■ MATERIAL PROVIDED
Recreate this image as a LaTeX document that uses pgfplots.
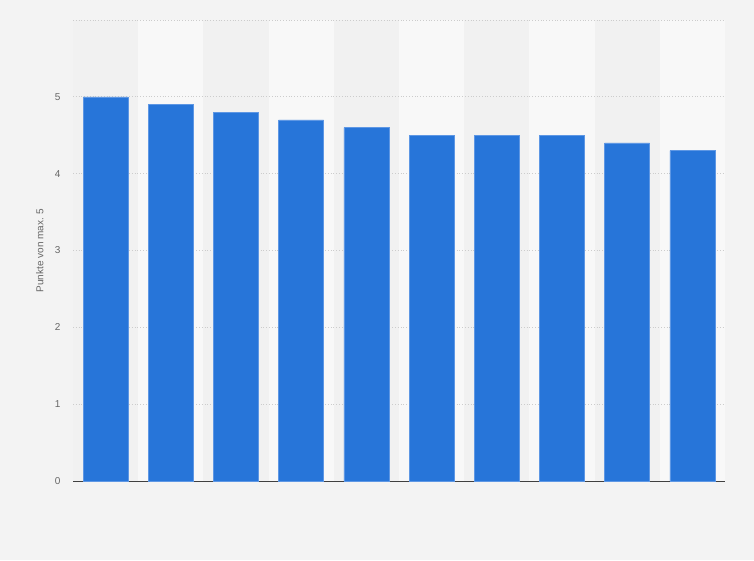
\documentclass[border=0pt]{standalone}
\usepackage{pgfplots}
\pgfplotsset{compat=1.18}
\usepackage{fontspec}
\setmainfont{Liberation Sans}
\definecolor{bg}{HTML}{F3F3F3}
\definecolor{banddark}{HTML}{F1F1F1}
\definecolor{bandlight}{HTML}{F8F8F8}
\definecolor{barblue}{HTML}{2775D9}
\definecolor{baredge}{HTML}{5E97E4}
\definecolor{txt}{HTML}{666666}
\definecolor{gridc}{HTML}{CCCCCC}
\begin{document}
\begin{tikzpicture}[x=1pt,y=1pt]
\fill[bg] (0,0) rectangle (754,560);
\begin{axis}[
  at={(73pt,79pt)}, anchor=south west,
  scale only axis, width=652pt, height=461pt,
  xmin=-0.5, xmax=9.5, ymin=0, ymax=6,
  axis x line*=bottom, axis y line*=left,
  x axis line style={draw=black!75, line width=1pt},
  y axis line style={draw=none},
  xtick=\empty,
  ytick={0,1,2,3,4,5,6},
  yticklabels={0,1,2,3,4,5,},
  major tick length=0pt,
  yticklabel style={font=\fontsize{10}{12}\selectfont, text=txt, xshift=-9pt},
  /pgf/number format/assume math mode=true,
  ylabel={Punkte von max. 5},
  ylabel style={font=\fontsize{10}{12}\selectfont, text=txt, at={(axis description cs:-0.051,0.5)}, anchor=center},
  ybar, bar width=45pt,
  clip=false,
]
\pgfplotsinvokeforeach{0,2,4,6,8}{
  \fill[banddark] (axis cs:#1-0.5,0) rectangle (axis cs:#1+0.5,6);
  \fill[bandlight] (axis cs:#1+0.5,0) rectangle (axis cs:#1+1.5,6);
}
\pgfplotsinvokeforeach{1,2,3,4,5,6}{
  \draw[gridc, dotted, line width=0.8pt] (axis cs:-0.5,#1) -- (axis cs:9.5,#1);
}
\addplot[fill=barblue, draw=baredge, line width=0.6pt] coordinates {
  (0,5.0) (1,4.9) (2,4.8) (3,4.7) (4,4.6) (5,4.5) (6,4.5) (7,4.5) (8,4.4) (9,4.3)
};
\end{axis}
\end{tikzpicture}
\end{document}
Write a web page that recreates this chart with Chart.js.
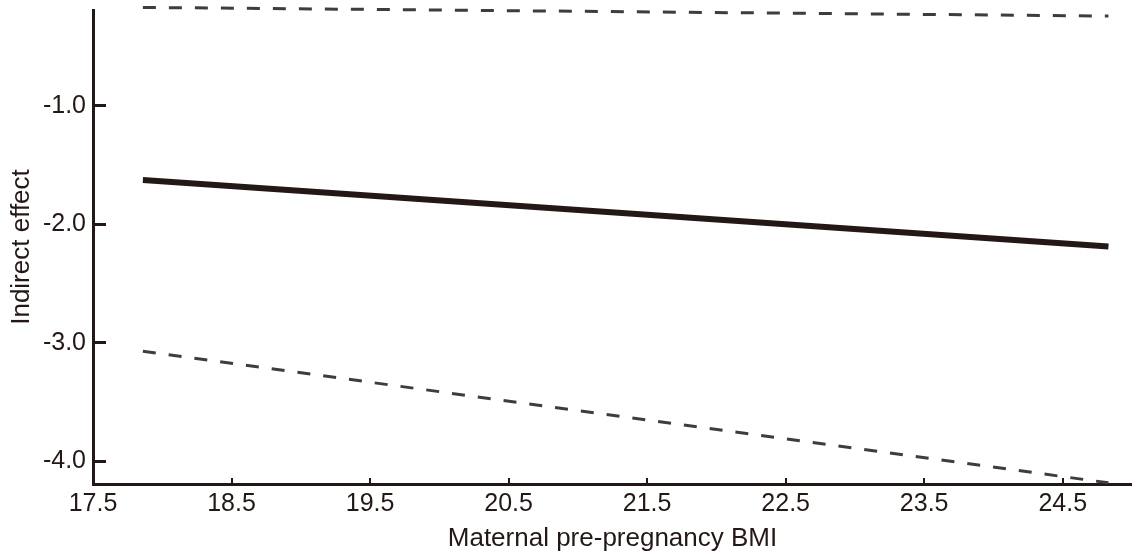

■ GOAL
Omit the images and transcribe all of the records above word for word.

■ RESULT OF THE EXERCISE
Recreate this image as a LaTeX document that uses pgfplots.
\documentclass[border=0pt]{standalone}
\usepackage{pgfplots}
\pgfplotsset{compat=1.18}
\usepackage{fontspec}
\setmainfont{Liberation Sans}
\definecolor{bg}{HTML}{F3F3F3}
\definecolor{banddark}{HTML}{F1F1F1}
\definecolor{bandlight}{HTML}{F8F8F8}
\definecolor{barblue}{HTML}{2775D9}
\definecolor{baredge}{HTML}{5E97E4}
\definecolor{txt}{HTML}{666666}
\definecolor{gridc}{HTML}{CCCCCC}
\begin{document}
\begin{tikzpicture}[x=1pt,y=1pt]
\fill[bg] (0,0) rectangle (754,560);
\begin{axis}[
  at={(73pt,79pt)}, anchor=south west,
  scale only axis, width=652pt, height=461pt,
  xmin=-0.5, xmax=9.5, ymin=0, ymax=6,
  axis x line*=bottom, axis y line*=left,
  x axis line style={draw=black!75, line width=1pt},
  y axis line style={draw=none},
  xtick=\empty,
  ytick={0,1,2,3,4,5,6},
  yticklabels={0,1,2,3,4,5,},
  major tick length=0pt,
  yticklabel style={font=\fontsize{10}{12}\selectfont, text=txt, xshift=-9pt},
  /pgf/number format/assume math mode=true,
  ylabel={Punkte von max. 5},
  ylabel style={font=\fontsize{10}{12}\selectfont, text=txt, at={(axis description cs:-0.051,0.5)}, anchor=center},
  ybar, bar width=45pt,
  clip=false,
]
\pgfplotsinvokeforeach{0,2,4,6,8}{
  \fill[banddark] (axis cs:#1-0.5,0) rectangle (axis cs:#1+0.5,6);
  \fill[bandlight] (axis cs:#1+0.5,0) rectangle (axis cs:#1+1.5,6);
}
\pgfplotsinvokeforeach{1,2,3,4,5,6}{
  \draw[gridc, dotted, line width=0.8pt] (axis cs:-0.5,#1) -- (axis cs:9.5,#1);
}
\addplot[fill=barblue, draw=baredge, line width=0.6pt] coordinates {
  (0,5.0) (1,4.9) (2,4.8) (3,4.7) (4,4.6) (5,4.5) (6,4.5) (7,4.5) (8,4.4) (9,4.3)
};
\end{axis}
\end{tikzpicture}
\end{document}
Write a web page that recreates this chart with Chart.js.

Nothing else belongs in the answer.